Aging Shoshone County Sheriff's Office fleet to get refresh
CAROLYN BOSTICK | Hagadone News Network | UPDATED 8 months, 2 weeks AGO
Carolyn Bostick has worked for the Coeur d’Alene Press since June 2023. She covers Shoshone County and Coeur d'Alene. Carolyn previously worked in Utica, New York at the Observer-Dispatch for almost seven years before briefly working at The Inquirer and Mirror in Nantucket, Massachusetts. Since she moved to the Pacific Northwest from upstate New York in 2021, she's performed with the Spokane Shakespeare Society for three summers. | March 1, 2024 1:00 AM
WALLACE — As the Shoshone County Sheriff’s Office waits for the arrival of five vehicles to replace current patrol vehicles, they took a recent opportunity to bolster their fleet.
During a Shoshone County board of county commissioners meeting Tuesday, Capt. Seth Green said a significant number of patrol vehicles has fallen into disrepair with mileage above 150,000 for some.
“We’re running our vehicles ragged,” he said.
Green said most law enforcement agencies decommission vehicles at 110,000 or 120,000 miles.
The five patrol vehicles were purchased by the previous BOCC administration and will allow the department to decommission seven vehicles.
Funding has been tight with the sheriff’s office, and so when a shared operation with the Spokane Police department resulted in a proposal to buy a seized BMW for $1,400, the department leapt at the chance.
The money stems from a sheriff’s office vehicle totaled in a police pursuit crash. In total, the department received $19,000.
The BOCC approved the purchase of the unmarked vehicle Tuesday.
“The goal is to replace that totaled vehicle with two unmarked vehicles and leave some cash left over for fixes we can foresee, that way, it should save us around $60,000-80,000 in the long term,” Green said in a phone interview.
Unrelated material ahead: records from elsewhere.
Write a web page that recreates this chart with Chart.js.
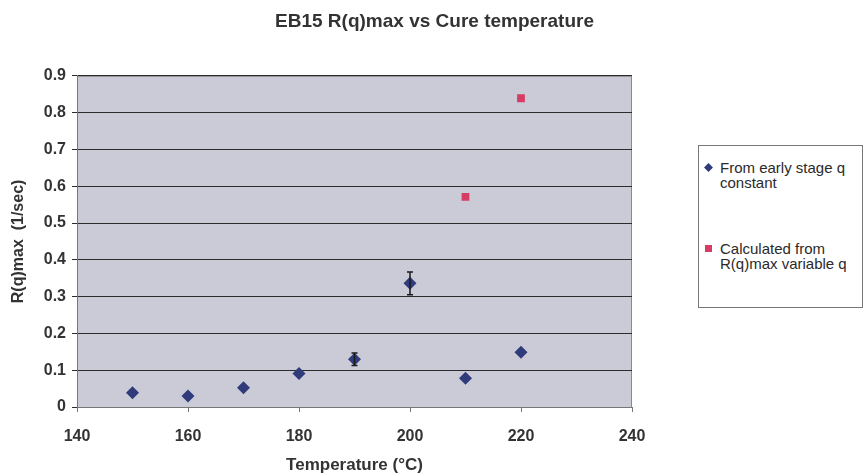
<!DOCTYPE html>
<html>
<head>
<meta charset="utf-8">
<script src="https://cdn.jsdelivr.net/npm/chart.js@4.4.1/dist/chart.umd.min.js"></script>
<style>
  html, body { margin: 0; padding: 0; background: #fff; }
  #wrap { position: relative; width: 865px; height: 476px; }
  #legend {
    position: absolute; left: 698px; top: 145px; width: 163px; height: 161px;
    border: 1px solid #777; background: #fff;
    font-family: 'Liberation Sans', Arial, sans-serif; font-size: 15px; color: #2a2a2a;
  }
  .item { position: absolute; left: 6px; line-height: 15px; white-space: nowrap; }
  .item .mk { position: absolute; left: 0; top: 4px; width: 7px; height: 7px; }
  .item .txt { margin-left: 15px; display: block; }
</style>
</head>
<body>
<div id="wrap">
  <canvas id="chart" width="865" height="476"></canvas>
  <div id="legend"></div>
</div>
<script>
/* ── DATA ───────────────────────────────────── */
const temps      = [150, 160, 170, 180, 190, 200, 210, 220];
const earlyStage = [0.039, 0.030, 0.052, 0.091, 0.130, 0.336, 0.078, 0.149];
const earlyErr   = [0, 0, 0, 0, 0.017, 0.031, 0, 0];
const calcTemps  = [210, 220];
const calcValues = [0.571, 0.839];
const xTicks     = [140, 160, 180, 200, 220, 240];
const yTicks     = [0, 0.1, 0.2, 0.3, 0.4, 0.5, 0.6, 0.7, 0.8, 0.9];

const font = "'Liberation Sans', Arial, sans-serif";
const navy = '#2f3b7a';
const pink = '#d63c64';

/* ── PLUGINS ────────────────────────────────── */
const plotBg = {
  id: 'plotBg',
  beforeDraw(chart) {
    const { ctx, chartArea: a } = chart;
    ctx.save();
    ctx.fillStyle = '#cbcbd8';
    ctx.fillRect(a.left, a.top, a.right - a.left, a.bottom - a.top);
    ctx.strokeStyle = '#8a8a8a';
    ctx.lineWidth = 1;
    ctx.strokeRect(a.left + 0.5, a.top + 0.5, a.right - a.left - 1, a.bottom - a.top);
    ctx.restore();
  }
};

const errorBars = {
  id: 'errorBars',
  afterDatasetsDraw(chart) {
    const { ctx, scales: { x, y } } = chart;
    ctx.save();
    ctx.strokeStyle = '#1a1a1a';
    ctx.lineWidth = 1.5;
    temps.forEach((t, i) => {
      const e = earlyErr[i];
      if (!e) return;
      const px = x.getPixelForValue(t);
      const top = y.getPixelForValue(earlyStage[i] + e);
      const bot = y.getPixelForValue(earlyStage[i] - e);
      ctx.beginPath();
      ctx.moveTo(px, top); ctx.lineTo(px, bot);
      ctx.moveTo(px - 3, top); ctx.lineTo(px + 3, top);
      ctx.moveTo(px - 3, bot); ctx.lineTo(px + 3, bot);
      ctx.stroke();
    });
    ctx.restore();
  }
};

/* ── CHART ──────────────────────────────────── */
const chart = new Chart(document.getElementById('chart'), {
  type: 'scatter',
  data: {
    datasets: [
      {
        label: 'From early stage q constant',
        data: temps.map((t, i) => ({ x: t, y: earlyStage[i] })),
        pointStyle: 'rectRot',
        pointRadius: 6.5,
        backgroundColor: navy,
        borderColor: navy,
        borderWidth: 0
      },
      {
        label: 'Calculated from R(q)max variable q',
        data: calcTemps.map((t, i) => ({ x: t, y: calcValues[i] })),
        pointStyle: 'rect',
        pointRadius: 5.5,
        backgroundColor: pink,
        borderColor: pink,
        borderWidth: 0
      }
    ]
  },
  options: {
    responsive: false,
    animation: false,
    layout: { padding: { left: 4, right: 0, top: 10, bottom: 0 } },
    plugins: {
      legend: { display: false },
      tooltip: { enabled: false },
      title: {
        display: true,
        text: 'EB15 R(q)max vs Cure temperature',
        color: '#333',
        font: { family: font, size: 19, weight: 'bold' },
        padding: { top: 0, bottom: 43 }
      }
    },
    scales: {
      x: {
        type: 'linear',
        min: 140, max: 240,
        afterBuildTicks: s => { s.ticks = xTicks.map(v => ({ value: v })); },
        afterFit: s => { s.height = 69; },
        grid: { drawOnChartArea: false, drawTicks: true, tickLength: 5, color: '#777' },
        border: { color: '#777' },
        ticks: { color: '#333', font: { family: font, size: 16, weight: 'bold' }, padding: 15, maxRotation: 0 },
        title: {
          display: true, text: 'Temperature (°C)', color: '#333',
          font: { family: font, size: 17, weight: 'bold' }, padding: { top: 4, bottom: 0 }
        }
      },
      y: {
        min: 0, max: 0.9,
        afterBuildTicks: s => { s.ticks = yTicks.map(v => ({ value: v })); },
        afterFit: s => { s.width = 73; },
        grid: { color: '#2b2b2b', lineWidth: 1, tickLength: 5, drawTicks: true },
        border: { color: '#777' },
        ticks: {
          color: '#333', font: { family: font, size: 16, weight: 'bold' }, padding: 6,
          callback: v => v === 0 ? '0' : v.toFixed(1)
        },
        title: {
          display: true, text: 'R(q)max  (1/sec)', color: '#333',
          font: { family: font, size: 16, weight: 'bold' }, padding: { top: 5, bottom: 4 }
        }
      },
      // empty box on the right that keeps room for the legend
      side: {
        type: 'linear',
        position: 'right',
        afterFit: s => { s.width = 233; },
        grid: { display: false },
        border: { display: false },
        ticks: { display: false }
      }
    }
  },
  plugins: [plotBg, errorBars]
});

/* ── LEGEND ─────────────────────────────────── */
const legend = document.getElementById('legend');
const tops = [14, 95];
chart.data.datasets.forEach((ds, i) => {
  const item = document.createElement('div');
  item.className = 'item';
  item.style.top = tops[i] + 'px';
  const mk = document.createElement('span');
  mk.className = 'mk';
  mk.style.background = ds.backgroundColor;
  if (ds.pointStyle === 'rectRot') mk.style.transform = 'rotate(45deg) scale(0.9)';
  const txt = document.createElement('span');
  txt.className = 'txt';
  txt.innerHTML = i === 0 ? 'From early stage q<br>constant' : 'Calculated from<br>R(q)max variable q';
  item.appendChild(mk);
  item.appendChild(txt);
  legend.appendChild(item);
});
</script>
</body>
</html>
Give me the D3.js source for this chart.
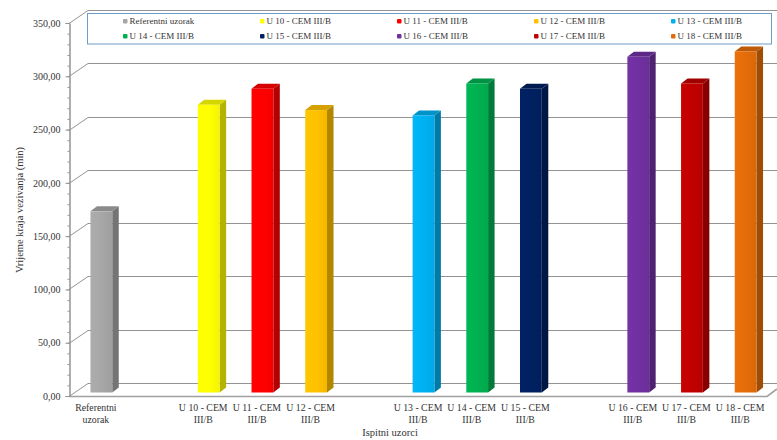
<!DOCTYPE html>
<html>
<head>
<meta charset="utf-8">
<script src="https://cdn.jsdelivr.net/npm/d3@7"></script>
<style>
html,body{margin:0;padding:0;background:#fff}
svg{display:block}
text{font-family:"Liberation Serif",serif;fill:#333}
</style>
</head>
<body>
<svg id="chart" width="777" height="440"></svg>
<script>
// Empty strings are the gaps between sample groups on the category axis.
const categories = ["Referentni uzorak","","U 10 - CEM III/B","U 11 - CEM III/B","U 12 - CEM III/B","",
  "U 13 - CEM III/B","U 14 - CEM III/B","U 15 - CEM III/B","",
  "U 16 - CEM III/B","U 17 - CEM III/B","U 18 - CEM III/B"];
const values = [170,null,270,285,265,null,260,290,285,null,315,290,320];
const colors = ["#a6a6a6",null,"#ffff00","#ff0000","#ffc000",null,"#00b0f0","#00b050","#002060",null,"#7030a0","#c00000","#e36c09"];
const yTicks = [0,50,100,150,200,250,300,350];
const legendOrder = [0,2,3,4,6,7,8,10,11,12];

const svg = d3.select("#chart");
const slotKeys = d3.range(categories.length);
const xScale = d3.scaleBand().domain(slotKeys).range([69,767]);
const yScale = d3.scaleLinear().domain([0,350]).range([396,23]);
const fmt = v => d3.format(".2f")(v).replace(".",",");

// Depth offset of the back wall, and of a bar's own side and top faces.
const wall = {dx:19, dy:-13};
const bar = {w:21.8, dx:6.5, dy:-5, shift:5.5, lift:-3.5};

const defs = svg.append("defs");
slotKeys.filter(i => values[i] !== null).forEach(i => {
  const g = defs.append("linearGradient").attr("id","front"+i);
  const c = d3.color(colors[i]);
  g.append("stop").attr("offset","0%").attr("stop-color",c.brighter(0.12));
  g.append("stop").attr("offset","55%").attr("stop-color",c);
  g.append("stop").attr("offset","100%").attr("stop-color",c.darker(0.12));
});

// Back wall gridlines with the diagonal joining each to its axis tick.
const grid = svg.append("g").attr("fill","none").attr("stroke","#939393").attr("stroke-width",1);
yTicks.forEach(v => {
  const py = Math.round(yScale(v))+0.5;
  grid.append("path").attr("d",`M69,${py}L${69+wall.dx},${py+wall.dy}H777`);
});

// Floor edge along the front.
svg.append("path").attr("fill","none").attr("stroke","#a0a0a0").attr("stroke-width",1.6)
  .attr("d",`M69,${yScale(0)+0.5}H767L777,${yScale(0)-7}`);

// Value axis, with minor ticks every ten units.
const axis = svg.append("g").attr("transform","translate(69.5,0)");
axis.call(d3.axisLeft(yScale).tickValues(yTicks).tickFormat(fmt).tickSize(4).tickPadding(5));
axis.append("g").call(d3.axisLeft(yScale).tickValues(d3.range(0,351,10)).tickFormat("").tickSize(2));
axis.selectAll("path,line").attr("stroke","#939393");
axis.selectAll("text").attr("font-size",10).attr("font-family","Liberation Serif").attr("fill","#333");

// Three faces per bar: front, side and top.
const bars = svg.append("g").selectAll("g")
  .data(slotKeys.filter(i => values[i] !== null)).join("g");
const barLeft = i => xScale(i)+(xScale.bandwidth()-bar.w)/2+bar.shift;
const barBase = yScale(0)+bar.lift;
const barTop = i => yScale(values[i])+bar.lift;
bars.append("path").attr("fill",i => d3.color(colors[i]).darker(1))
  .attr("d",i => { const r=barLeft(i)+bar.w;
    return `M${r},${barBase}L${r+bar.dx},${barBase+bar.dy}L${r+bar.dx},${barTop(i)+bar.dy}L${r},${barTop(i)}Z`; });
bars.append("path").attr("fill",i => d3.color(colors[i]).darker(0.5))
  .attr("d",i => { const l=barLeft(i), t=barTop(i);
    return `M${l},${t}L${l+bar.dx},${t+bar.dy}H${l+bar.w+bar.dx}L${l+bar.w},${t}Z`; });
bars.append("rect").attr("x",barLeft).attr("y",barTop)
  .attr("width",bar.w).attr("height",i => barBase-barTop(i)).attr("fill",i => `url(#front${i})`);

// Category labels: names wrap before the cement class or second word.
const labels = svg.append("g").attr("font-size",9.8).attr("text-anchor","middle");
slotKeys.filter(i => categories[i]).forEach(i => {
  const name = categories[i];
  const cut = name.startsWith("U ") ? name.lastIndexOf(" ") : name.indexOf(" ");
  const cx = xScale(i)+xScale.bandwidth()/2;
  const t = labels.append("text").attr("x",cx).attr("y",411);
  t.append("tspan").attr("x",cx).text(name.slice(0,cut));
  t.append("tspan").attr("x",cx).attr("dy",12).text(name.slice(cut+1));
});

// Axis titles.
svg.append("text").attr("x",390).attr("y",436).attr("text-anchor","middle")
  .attr("font-size",10.5).text("Ispitni uzorci");
svg.append("text").attr("transform","translate(23,210) rotate(-90)").attr("text-anchor","middle")
  .attr("font-size",10.5).text("Vrijeme kraja vezivanja (min)");

// Legend in two rows of five.
svg.append("rect").attr("x",87.5).attr("y",13.5).attr("width",684).attr("height",30.5)
  .attr("fill","#fff").attr("stroke","#6f9bc8").attr("stroke-width",1);
const legendX = d3.scaleLinear().domain([0,4]).range([123,671]);
const legendY = d3.scaleLinear().domain([0,1]).range([21,36]);
const items = svg.append("g").selectAll("g").data(legendOrder).join("g")
  .attr("transform",(d,k) => `translate(${legendX(k%5)},${legendY(Math.floor(k/5))})`);
items.append("rect").attr("x",0).attr("y",-2).attr("width",4.5).attr("height",4.5)
  .attr("rx",1).attr("fill",d => colors[d]);
items.append("text").attr("x",6.5).attr("y",3).attr("font-size",9).text(d => categories[d]);
</script>
</body>
</html>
The sheriff’s office plans to use the money to purchase two unmarked vehicles and keep the remaining money for repairs and upkeep. These unmarked vehicles will be used for victim and suspect interviews, undercover operations and temporary patrol replacements.
In recent months, 80% of the department's vehicles were being run 24/7 and being handed from shift to shift out of necessity.